▶ Objective
Set down the full listing exactly as given. Any pictures are to be left out.

▶ Information shown

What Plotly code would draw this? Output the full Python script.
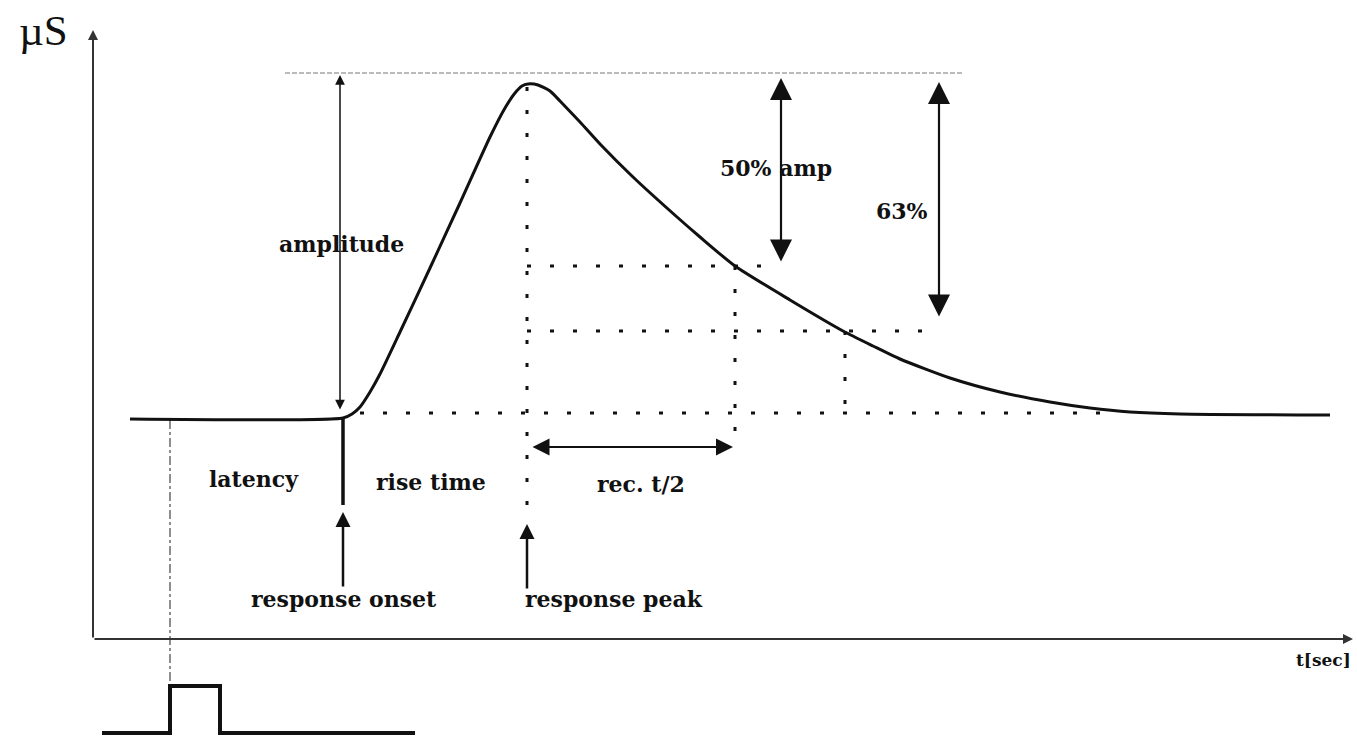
import plotly.graph_objects as go

# ---- data (arbitrary time units on x, conductance level in arbitrary units on y) ----
scr_t = [130, 343, 352, 360, 370, 380, 400, 430, 460, 490, 505, 515, 522, 528, 538, 550, 560,
         580, 600, 633, 677, 700, 735, 790, 843, 873, 900, 950, 1000, 1050, 1090, 1130, 1180, 1330]
scr_level = [318, 319, 323, 330, 345, 363, 405, 469, 534, 600, 629, 644, 651, 653, 652, 646, 636,
             615, 593, 560, 520, 500, 471, 437, 406, 391, 378, 359, 345, 335, 329, 325, 323, 322]

stim_t = [102, 170, 170, 220, 220, 415]
stim_level = [4, 4, 51, 51, 4, 4]

baseline_level = 324
peak_t, peak_level = 527, 653
top_ref_level = 664
half_level = 471
half_t = 735
tau_level = 406
tau_t = 845
onset_t = 343
stim_onset_t = 170

labels = ["amplitude", "latency", "rise time", "rec. t/2", "response onset",
          "response peak", "50% amp", "63%"]

BLACK = "#111111"
fig = go.Figure()

def line(x, y, width=3, color=BLACK, dash=None, shape="linear", smoothing=None):
    ld = dict(color=color, width=width, dash=dash, shape=shape)
    if smoothing is not None:
        ld["smoothing"] = smoothing
    fig.add_trace(go.Scatter(x=x, y=y, mode="lines", hoverinfo="skip", showlegend=False, line=ld))

DOT = "4px,19px"
# reference / guide lines
line([285, 963], [top_ref_level, top_ref_level], width=1, color="#777777", dash="5px,2px")
line([360, 1112], [baseline_level, baseline_level], width=3, dash=DOT)
line([peak_t, peak_t], [650, 219], width=3, dash=DOT)
line([peak_t, 778], [half_level, half_level], width=3, dash=DOT)
line([peak_t, 940], [tau_level, tau_level], width=3, dash=DOT)
line([half_t, half_t], [half_level, 295], width=3, dash=DOT)
line([tau_t, tau_t], [tau_level, baseline_level], width=3, dash=DOT)
line([stim_onset_t, stim_onset_t], [317, 51], width=1.2, color="#444444", dash="dashdot")

# SCR curve
line(scr_t, scr_level, width=3, shape="spline", smoothing=0.6)
# onset marker
line([onset_t, onset_t], [319, 232], width=3.5)
# stimulus
line(stim_t, stim_level, width=4)

def arrow(x0, y0, x1, y1, width=2, size=1.0, both=False, color=BLACK):
    fig.add_annotation(x=x1, y=y1, ax=x0, ay=y0, xref="x", yref="y", axref="x", ayref="y",
                       text="", showarrow=True, arrowhead=2, arrowsize=size, arrowwidth=width,
                       arrowcolor=color, standoff=0, startstandoff=0,
                       arrowside="end+start" if both else "end",
                       startarrowhead=2, startarrowsize=size)

# axes
arrow(93, 98, 93, 707, width=2, size=1.0, color="#333333")
arrow(93, 98, 1353, 98, width=2, size=1.0, color="#333333")
# measurement arrows
arrow(340, 326, 340, 662, width=1.5, size=1.3, both=True)
arrow(781, 474, 781, 659, width=2.2, size=2.0, both=True)
arrow(939, 419, 939, 655, width=2.2, size=2.0, both=True)
arrow(531, 290, 733, 290, width=2, size=1.7, both=True)
arrow(onset_t, 149, onset_t, 225, width=2.5, size=1.2)
arrow(peak_t, 147, peak_t, 213, width=2.5, size=1.2)

def text(s, x, y, size=22, xanchor="center", family="DejaVu Serif", bold=True):
    fig.add_annotation(x=x, y=y, xref="x", yref="y", text=f"<b>{s}</b>" if bold else s,
                       showarrow=False, xanchor=xanchor, yanchor="middle",
                       font=dict(family=family, size=size, color=BLACK))

text(labels[0], 341, 493)
text(labels[1], 254, 258)
text(labels[2], 431, 255)
text(labels[3], 641, 253)
text(labels[4], 344, 138)
text(labels[5], 523, 138, xanchor="left")
text(labels[6], 776, 569)
text(labels[7], 902, 526)
text("t[sec]", 1323, 77, size=17)
text("µS", 43, 707, size=43, family="Liberation Serif", bold=False)

fig.update_layout(
    width=1357, height=737, margin=dict(l=0, r=0, t=0, b=0),
    paper_bgcolor="white", plot_bgcolor="white",
    xaxis=dict(range=[0, 1357], visible=False, fixedrange=True),
    yaxis=dict(range=[0, 737], visible=False, fixedrange=True),
)
fig.write_html("out.html", config={"displayModeBar": False},
               post_script="document.body.style.margin='0';document.body.style.overflow='hidden';")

▶ Correct response
What Plotly code would draw this? Output the full Python script.
import plotly.graph_objects as go

# ---- data (arbitrary time units on x, conductance level in arbitrary units on y) ----
scr_t = [130, 343, 352, 360, 370, 380, 400, 430, 460, 490, 505, 515, 522, 528, 538, 550, 560,
         580, 600, 633, 677, 700, 735, 790, 843, 873, 900, 950, 1000, 1050, 1090, 1130, 1180, 1330]
scr_level = [318, 319, 323, 330, 345, 363, 405, 469, 534, 600, 629, 644, 651, 653, 652, 646, 636,
             615, 593, 560, 520, 500, 471, 437, 406, 391, 378, 359, 345, 335, 329, 325, 323, 322]

stim_t = [102, 170, 170, 220, 220, 415]
stim_level = [4, 4, 51, 51, 4, 4]

baseline_level = 324
peak_t, peak_level = 527, 653
top_ref_level = 664
half_level = 471
half_t = 735
tau_level = 406
tau_t = 845
onset_t = 343
stim_onset_t = 170

labels = ["amplitude", "latency", "rise time", "rec. t/2", "response onset",
          "response peak", "50% amp", "63%"]

BLACK = "#111111"
fig = go.Figure()

def line(x, y, width=3, color=BLACK, dash=None, shape="linear", smoothing=None):
    ld = dict(color=color, width=width, dash=dash, shape=shape)
    if smoothing is not None:
        ld["smoothing"] = smoothing
    fig.add_trace(go.Scatter(x=x, y=y, mode="lines", hoverinfo="skip", showlegend=False, line=ld))

DOT = "4px,19px"
# reference / guide lines
line([285, 963], [top_ref_level, top_ref_level], width=1, color="#777777", dash="5px,2px")
line([360, 1112], [baseline_level, baseline_level], width=3, dash=DOT)
line([peak_t, peak_t], [650, 219], width=3, dash=DOT)
line([peak_t, 778], [half_level, half_level], width=3, dash=DOT)
line([peak_t, 940], [tau_level, tau_level], width=3, dash=DOT)
line([half_t, half_t], [half_level, 295], width=3, dash=DOT)
line([tau_t, tau_t], [tau_level, baseline_level], width=3, dash=DOT)
line([stim_onset_t, stim_onset_t], [317, 51], width=1.2, color="#444444", dash="dashdot")

# SCR curve
line(scr_t, scr_level, width=3, shape="spline", smoothing=0.6)
# onset marker
line([onset_t, onset_t], [319, 232], width=3.5)
# stimulus
line(stim_t, stim_level, width=4)

def arrow(x0, y0, x1, y1, width=2, size=1.0, both=False, color=BLACK):
    fig.add_annotation(x=x1, y=y1, ax=x0, ay=y0, xref="x", yref="y", axref="x", ayref="y",
                       text="", showarrow=True, arrowhead=2, arrowsize=size, arrowwidth=width,
                       arrowcolor=color, standoff=0, startstandoff=0,
                       arrowside="end+start" if both else "end",
                       startarrowhead=2, startarrowsize=size)

# axes
arrow(93, 98, 93, 707, width=2, size=1.0, color="#333333")
arrow(93, 98, 1353, 98, width=2, size=1.0, color="#333333")
# measurement arrows
arrow(340, 326, 340, 662, width=1.5, size=1.3, both=True)
arrow(781, 474, 781, 659, width=2.2, size=2.0, both=True)
arrow(939, 419, 939, 655, width=2.2, size=2.0, both=True)
arrow(531, 290, 733, 290, width=2, size=1.7, both=True)
arrow(onset_t, 149, onset_t, 225, width=2.5, size=1.2)
arrow(peak_t, 147, peak_t, 213, width=2.5, size=1.2)

def text(s, x, y, size=22, xanchor="center", family="DejaVu Serif", bold=True):
    fig.add_annotation(x=x, y=y, xref="x", yref="y", text=f"<b>{s}</b>" if bold else s,
                       showarrow=False, xanchor=xanchor, yanchor="middle",
                       font=dict(family=family, size=size, color=BLACK))

text(labels[0], 341, 493)
text(labels[1], 254, 258)
text(labels[2], 431, 255)
text(labels[3], 641, 253)
text(labels[4], 344, 138)
text(labels[5], 523, 138, xanchor="left")
text(labels[6], 776, 569)
text(labels[7], 902, 526)
text("t[sec]", 1323, 77, size=17)
text("µS", 43, 707, size=43, family="Liberation Serif", bold=False)

fig.update_layout(
    width=1357, height=737, margin=dict(l=0, r=0, t=0, b=0),
    paper_bgcolor="white", plot_bgcolor="white",
    xaxis=dict(range=[0, 1357], visible=False, fixedrange=True),
    yaxis=dict(range=[0, 737], visible=False, fixedrange=True),
)
fig.write_html("out.html", config={"displayModeBar": False},
               post_script="document.body.style.margin='0';document.body.style.overflow='hidden';")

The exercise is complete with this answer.